Apple Pay, which has been closely watched since its launch last October, accounts for just 1 percent of all U.S. digital transactions, according to the report, which describes that adoption rate as “slow.” Other experts have also said mobile wallet adoption overall remains sluggish, despite a variety of apps being available to consumers for years.

“They’re used to pulling out their (traditional) wallets,” Peter Olynick, a Charlotte-based payments expert for Carlisle & Gallagher, told me. “It’s what they’ve done their entire lives.”

Some consumers worry that mobile wallet transactions are not secure, the report says. For its part, the mobile payments industry says mobile wallets are harder to steal or duplicate than cash or plastic cards.

Olynick also says some businesses that accept the mobile payments aren’t always making that fact obvious to customers.

The report also notes that some businesses aren’t accepting mobile payments yet, though more are joining the list.

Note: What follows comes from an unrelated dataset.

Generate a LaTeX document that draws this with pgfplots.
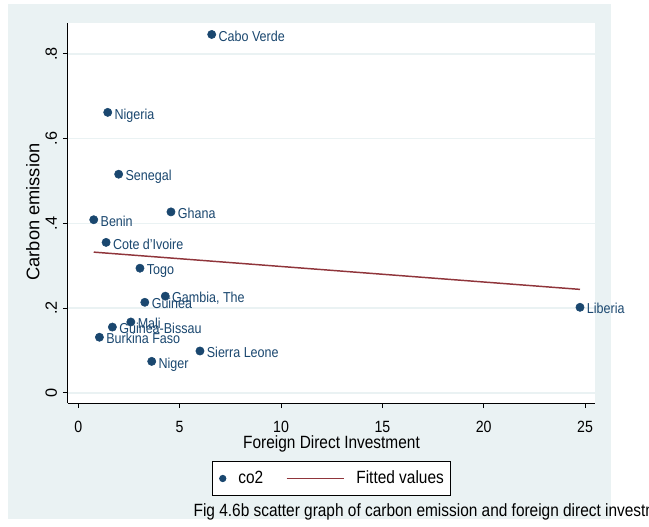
\documentclass[border=0pt]{standalone}
\usepackage{fontspec}
\setmainfont{Liberation Sans}[FakeStretch=0.87]
\newfontfamily\rotfont{Liberation Sans}
\usepackage{pgfplots}
\usepackage{pgfplotstable}
\pgfplotsset{compat=1.18}

\definecolor{stbg}{RGB}{234,242,243}
\definecolor{stnavy}{RGB}{26,71,111}
\definecolor{stmaroon}{RGB}{144,53,59}

% FDI (x) and carbon emission (y) by country
\pgfplotstableread[col sep=semicolon]{
x;y;name
6.58;0.846;Cabo Verde
1.45;0.662;Nigeria
1.99;0.516;Senegal
4.57;0.427;Ghana
0.76;0.4085;Benin
1.37;0.355;Cote d'Ivoire
3.04;0.294;Togo
4.29;0.228;Gambia, The
3.28;0.2135;Guinea
2.59;0.167;Mali
1.68;0.155;Guinea-Bissau
1.04;0.131;Burkina Faso
6.00;0.0985;Sierra Leone
3.62;0.074;Niger
24.75;0.2017;Liberia
}\countries

% linear fit
\pgfplotstableread{
x y
0.76 0.332
24.75 0.244
}\fitted

\begin{document}
\begin{tikzpicture}
% page: 649 x 526 units of 0.75pt
\useasboundingbox (0pt,0pt) rectangle (486.75pt,394.5pt);
\clip (0pt,0pt) rectangle (486.75pt,394.5pt);
\fill[stbg] (6pt,5.25pt) rectangle (458.25pt,391.5pt);
\begin{axis}[
  scale only axis,
  width=395.25pt, height=285pt,
  at={(51pt,92.25pt)}, anchor=south west,
  xmin=-0.51, xmax=25.49, ymin=-0.0243, ymax=0.873,
  axis x line*=bottom, axis y line*=left,
  axis line style={black, line width=0.75pt, -},
  axis background/.style={fill=white},
  tick align=outside, major tick length=3.75pt,
  tick style={black, line width=0.75pt},
  xtick={0,5,...,25}, ytick={0,0.2,0.4,0.6,0.8},
  yticklabels={0,.2,.4,.6,.8},
  ymajorgrids, major grid style={stbg, line width=1.2pt},
  /pgf/number format/assume math mode=true,
  xticklabel style={font=\fontsize{12.2}{14}\selectfont, inner sep=0pt, anchor=north},
  yticklabel style={font=\rotfont\fontsize{12.2}{14}\selectfont, inner sep=0pt, rotate=90, anchor=base},
  xticklabel shift=9.5pt,
  yticklabel shift=4.5pt,
  xlabel={Foreign Direct Investment},
  ylabel={Carbon emission},
  xlabel style={font=\fontsize{13.3}{15}\selectfont, inner sep=0pt, at={(axis description cs:0.5,-0.1192)}, anchor=base},
  ylabel style={font=\rotfont\fontsize{13.7}{15}\selectfont, inner sep=0pt, at={(axis description cs:-0.0545,0.5026)}, anchor=base},
  legend style={at={(0.5,-0.1987)}, anchor=center, draw=black, line width=0.6pt,
    fill=white, font=\fontsize{13.3}{15}\selectfont, legend columns=2,
    inner xsep=5pt, inner ysep=7pt,
    nodes={inner sep=0pt, text=black},
    /tikz/every odd column/.append style={column sep=9pt},
    /tikz/every even column/.append style={column sep=17pt}},
]
\addplot[only marks, mark=*, mark size=3.1pt, color=stnavy,
  nodes near coords, point meta=explicit symbolic,
  every node near coord/.append style={anchor=base west, inner sep=0pt,
    xshift=5pt, yshift=-5pt, text=stnavy, font=\fontsize{10.8}{12}\selectfont},
  legend image code/.code={\fill[stnavy] (0pt,0pt) circle (2.4pt);}]
  table[x=x, y=y, meta=name] {\countries};
\addlegendentry{co2}
\addplot[stmaroon, line width=1.1pt, no marks,
  legend image code/.code={\draw[stmaroon, line width=1.1pt] (0pt,0pt) -- (42.75pt,0pt);}]
  table[x=x, y=y] {\fitted};
\addlegendentry{Fitted values}
\end{axis}
\node[anchor=base west, inner sep=0pt, font=\fontsize{13.3}{15}\selectfont]
  at (145pt,7.5pt) {Fig 4.6b scatter graph of carbon emission and foreign direct investment};
\end{tikzpicture}
\end{document}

Just this month, Apple announced that Starbucks will begin accepting Apple Pay at some of its locations in a pilot program this year. KFC and Chili’s restaurants will start accepting Apple Pay next year.

Expectations have been high for Apple Pay, which some have predicted will be the tipping point for much wider adoption of mobile wallets. Charlotte-based Bank of America and San Francisco-based Wells Fargo both were quick to make Apple Pay available to their customers in time for last October’s rollout.

Olynick says 68 to 70 percent of all mobile transactions are taking place on Apple Pay, “a fairly high percentage of the market.” But many who use Apple Pay are not becoming habitual users, he said.

In a statement, Apple told me Apple Pay is “off to a great start” and seeing continued, double-digit monthly growth in transactions since its launch.

Apple Pay’s competition includes PayPal’s mobile wallet. This year, new wallets Android Pay and Samsung Pay have also been launched.

Olynick believes mobile wallet use will grow in the coming years. Helping drive that, he said, will be an advertising push already taking place on social media to promote the wallets. Olynick also expects merchants to start doing a better job making it clear that they accept the payments.

“Consumer habits can absolutely change and have changed,” Olynick says. “At some point, it’s going to be what everybody does.”